Interim President Pritchett poses in the hallway at the Carey Law School

Wendell E. Pritchett


An award-winning scholar, author, lawyer, professor, and civic and academic leader, Pritchett served from 2009-14 as Chancellor of Rutgers University-Camden, leading unprecedented growth that included graduating classes of record sizes, the first campus doctoral programs, and new health education and science facilities. In Philadelphia, he has been deputy chief of staff and director of policy for Mayor Michael Nutter, chair of the Redevelopment Authority, member of the School Reform Commission, president of the Philadelphia Housing Development Corporation, board chair of the Community Legal Services of Philadelphia, and executive director of the district offices of Congressman Thomas Foglietta, among many other board and leadership positions. He has served as president of the Coalition of Urban and Metropolitan Universities, a board member of the Campaign for Black Male Achievement, co-chair of Mayor Nutter’s transition committee, and co-chair of President Barack Obama’s Urban Policy Task Force.

He first joined the Penn Law faculty in 2002, and served as interim dean from 2014-15 and as associate dean for academic affairs from 2006-07. Before coming to Penn, he was an assistant professor of history at Baruch College of the City University of New York and an attorney in housing, real estate, and employment law. His scholarly work focuses on urban history, especially housing, race relations, and economic development. His first book, “Brownsville, Brooklyn: Blacks, Jews and the Changing Face of the Ghetto,” traces the evolution of a working-class community as its population shifted from largely Jewish and working-class to largely African-American and poor, becoming in the process a microcosm of 20th-century urban history and class aspiration.

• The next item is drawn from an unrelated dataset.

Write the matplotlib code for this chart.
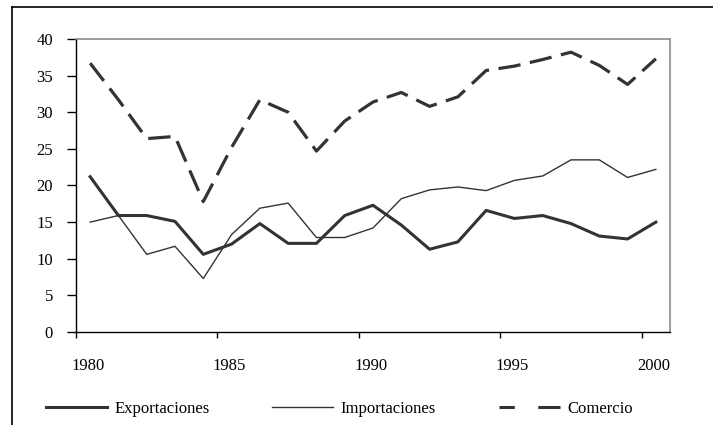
import matplotlib
matplotlib.use('Agg')
from matplotlib import pyplot as plt
from matplotlib.lines import Line2D
from matplotlib.transforms import ScaledTranslation

years = list(range(1980, 2001))
exportaciones = [21.2, 15.9, 15.9, 15.1, 10.6, 12.0, 14.8, 12.1, 12.1, 15.9, 17.3,
                 14.6, 11.3, 12.3, 16.6, 15.5, 15.9, 14.8, 13.1, 12.7, 15.0]
importaciones = [15.0, 15.9, 10.6, 11.7, 7.3, 13.3, 16.9, 17.6, 12.9, 12.9, 14.2,
                 18.2, 19.4, 19.8, 19.3, 20.7, 21.3, 23.5, 23.5, 21.1, 22.2]
comercio = [36.7, 31.7, 26.4, 26.7, 17.8, 25.2, 31.7, 30.0, 24.7, 28.8, 31.4,
            32.7, 30.8, 32.1, 35.7, 36.3, 37.2, 38.2, 36.4, 33.8, 37.3]

plt.rcParams['font.family'] = ['Liberation Serif', 'DejaVu Serif']
col = '#333333'

fig = plt.figure(figsize=(7.13, 4.25), dpi=100)
ax = fig.add_axes([76/713, 1-332/425, 594/713, 293/425])

# points sit in the middle of each year slot
xs = [y + 0.5 for y in years]
ax.plot(xs, exportaciones, color=col, lw=2.2, label='Exportaciones')
ax.plot(xs, importaciones, color=col, lw=1.0, label='Importaciones')
ax.plot(xs, comercio, color=col, lw=2.3, dashes=(7, 3), label='Comercio')

ax.set_xlim(1980, 2001)
ax.set_ylim(0, 40)
ax.set_xticks([1980, 1985, 1990, 1995, 2000])
ax.set_yticks(range(0, 41, 5))
ax.tick_params(axis='y', direction='out', length=6.5, width=1, labelsize=12, pad=10)
ax.tick_params(axis='x', direction='out', length=4.5, width=1, labelsize=12, pad=14)
# year labels sit a bit to the right of their ticks in the original
shift = ScaledTranslation(12/100, 0, fig.dpi_scale_trans)
for lab in ax.get_xticklabels():
    lab.set_transform(lab.get_transform() + shift)
for s in ['left', 'bottom']:
    ax.spines[s].set_color('black')
    ax.spines[s].set_linewidth(1.0)
for s in ['top', 'right']:
    ax.spines[s].set_color('#8c8c8c')
    ax.spines[s].set_linewidth(1.2)

leg = fig.legend(loc='center left', bbox_to_anchor=(46/713, 1-409/425), ncol=3,
                 frameon=False, fontsize=12, handlelength=3.66, columnspacing=3.75,
                 handletextpad=0.45, borderaxespad=0, borderpad=0)
leg.get_lines()[2].set_linestyle((2.7, (7.7, 7.7)))
leg.get_lines()[2].set_linewidth(2.2)

# outer border (only left and top are visible in the crop)
fig.add_artist(Line2D([12/713, 12/713], [0, 1-7/425], color='black', lw=1.2,
                      transform=fig.transFigure))
fig.add_artist(Line2D([12/713, 1], [1-7/425, 1-7/425], color='black', lw=1.2,
                      transform=fig.transFigure))

fig.savefig('out.png', dpi=100)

His second book, “Robert Clifton Weaver and the American City: The Life and Times of an Urban Reformer,” explores the life of the first U.S. Secretary of Housing and Urban Development, who was also the first African American to be a U.S. cabinet secretary, as a reflection of the changes in racial and urban policy that defined the 20th century. He is the author of numerous major articles and reviews, including “Which Urban Crisis?,” named the Best Article of the Year in 2008 by the Urban History Association, which assesses the extent to which the so-called “urban crisis” of the 1960s and 1970s became identified as much with racial conflict as with metropolitan growth. In 2020, he co-edited a new volume “Perspectives on Fair Housing,” part of the Penn Press series.

Pritchett earned a Ph.D. in History from Penn (1997), a J.D. from Yale Law School (1991), and a bachelor’s in Political Science from Brown University (1986).